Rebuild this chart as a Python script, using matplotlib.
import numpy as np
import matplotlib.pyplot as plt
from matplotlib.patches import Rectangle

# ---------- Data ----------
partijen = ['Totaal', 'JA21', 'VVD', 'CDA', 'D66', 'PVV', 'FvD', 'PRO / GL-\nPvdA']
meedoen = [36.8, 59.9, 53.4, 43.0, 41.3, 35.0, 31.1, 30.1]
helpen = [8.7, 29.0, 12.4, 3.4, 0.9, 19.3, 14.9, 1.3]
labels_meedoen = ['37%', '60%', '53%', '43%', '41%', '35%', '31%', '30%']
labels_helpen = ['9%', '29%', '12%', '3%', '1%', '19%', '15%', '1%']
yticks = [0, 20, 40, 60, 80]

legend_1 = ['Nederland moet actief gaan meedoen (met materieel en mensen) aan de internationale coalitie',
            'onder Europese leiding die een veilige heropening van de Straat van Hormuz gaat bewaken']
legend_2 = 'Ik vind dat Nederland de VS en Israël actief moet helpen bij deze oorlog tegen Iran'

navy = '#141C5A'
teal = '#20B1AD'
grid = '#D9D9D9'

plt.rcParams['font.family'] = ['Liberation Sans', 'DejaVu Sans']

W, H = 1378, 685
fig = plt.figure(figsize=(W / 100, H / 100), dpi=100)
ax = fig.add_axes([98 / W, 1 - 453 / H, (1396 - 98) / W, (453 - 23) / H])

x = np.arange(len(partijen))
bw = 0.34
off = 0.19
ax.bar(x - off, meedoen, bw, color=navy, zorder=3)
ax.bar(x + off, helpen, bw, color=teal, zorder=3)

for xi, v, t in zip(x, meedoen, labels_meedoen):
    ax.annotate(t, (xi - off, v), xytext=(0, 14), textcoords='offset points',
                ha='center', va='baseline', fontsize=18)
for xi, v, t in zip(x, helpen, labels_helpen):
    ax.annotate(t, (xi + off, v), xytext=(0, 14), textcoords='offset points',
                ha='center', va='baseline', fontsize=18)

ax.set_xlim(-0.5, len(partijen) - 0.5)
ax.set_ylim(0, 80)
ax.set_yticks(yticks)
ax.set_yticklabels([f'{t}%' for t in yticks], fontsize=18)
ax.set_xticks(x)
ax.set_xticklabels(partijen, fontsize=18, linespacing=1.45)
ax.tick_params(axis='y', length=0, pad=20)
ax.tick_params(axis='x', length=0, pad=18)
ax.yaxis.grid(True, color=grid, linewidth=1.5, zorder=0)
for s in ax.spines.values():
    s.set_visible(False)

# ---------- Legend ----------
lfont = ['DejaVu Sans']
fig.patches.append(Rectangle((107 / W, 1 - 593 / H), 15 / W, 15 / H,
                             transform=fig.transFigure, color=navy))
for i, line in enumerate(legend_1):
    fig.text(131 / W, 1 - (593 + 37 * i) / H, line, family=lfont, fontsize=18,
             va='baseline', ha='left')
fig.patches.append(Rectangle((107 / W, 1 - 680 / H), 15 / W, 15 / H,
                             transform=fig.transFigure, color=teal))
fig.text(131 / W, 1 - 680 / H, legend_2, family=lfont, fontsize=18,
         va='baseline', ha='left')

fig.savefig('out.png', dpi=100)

**AIM OF THE TASK:** Write out, unaltered, the lines from the opening of the listing through the line that includes "s.set_visible(False)".

**SOLUTION TO THIS PROBLEM:**
Rebuild this chart as a Python script, using matplotlib.
import numpy as np
import matplotlib.pyplot as plt
from matplotlib.patches import Rectangle

# ---------- Data ----------
partijen = ['Totaal', 'JA21', 'VVD', 'CDA', 'D66', 'PVV', 'FvD', 'PRO / GL-\nPvdA']
meedoen = [36.8, 59.9, 53.4, 43.0, 41.3, 35.0, 31.1, 30.1]
helpen = [8.7, 29.0, 12.4, 3.4, 0.9, 19.3, 14.9, 1.3]
labels_meedoen = ['37%', '60%', '53%', '43%', '41%', '35%', '31%', '30%']
labels_helpen = ['9%', '29%', '12%', '3%', '1%', '19%', '15%', '1%']
yticks = [0, 20, 40, 60, 80]

legend_1 = ['Nederland moet actief gaan meedoen (met materieel en mensen) aan de internationale coalitie',
            'onder Europese leiding die een veilige heropening van de Straat van Hormuz gaat bewaken']
legend_2 = 'Ik vind dat Nederland de VS en Israël actief moet helpen bij deze oorlog tegen Iran'

navy = '#141C5A'
teal = '#20B1AD'
grid = '#D9D9D9'

plt.rcParams['font.family'] = ['Liberation Sans', 'DejaVu Sans']

W, H = 1378, 685
fig = plt.figure(figsize=(W / 100, H / 100), dpi=100)
ax = fig.add_axes([98 / W, 1 - 453 / H, (1396 - 98) / W, (453 - 23) / H])

x = np.arange(len(partijen))
bw = 0.34
off = 0.19
ax.bar(x - off, meedoen, bw, color=navy, zorder=3)
ax.bar(x + off, helpen, bw, color=teal, zorder=3)

for xi, v, t in zip(x, meedoen, labels_meedoen):
    ax.annotate(t, (xi - off, v), xytext=(0, 14), textcoords='offset points',
                ha='center', va='baseline', fontsize=18)
for xi, v, t in zip(x, helpen, labels_helpen):
    ax.annotate(t, (xi + off, v), xytext=(0, 14), textcoords='offset points',
                ha='center', va='baseline', fontsize=18)

ax.set_xlim(-0.5, len(partijen) - 0.5)
ax.set_ylim(0, 80)
ax.set_yticks(yticks)
ax.set_yticklabels([f'{t}%' for t in yticks], fontsize=18)
ax.set_xticks(x)
ax.set_xticklabels(partijen, fontsize=18, linespacing=1.45)
ax.tick_params(axis='y', length=0, pad=20)
ax.tick_params(axis='x', length=0, pad=18)
ax.yaxis.grid(True, color=grid, linewidth=1.5, zorder=0)
for s in ax.spines.values():
    s.set_visible(False)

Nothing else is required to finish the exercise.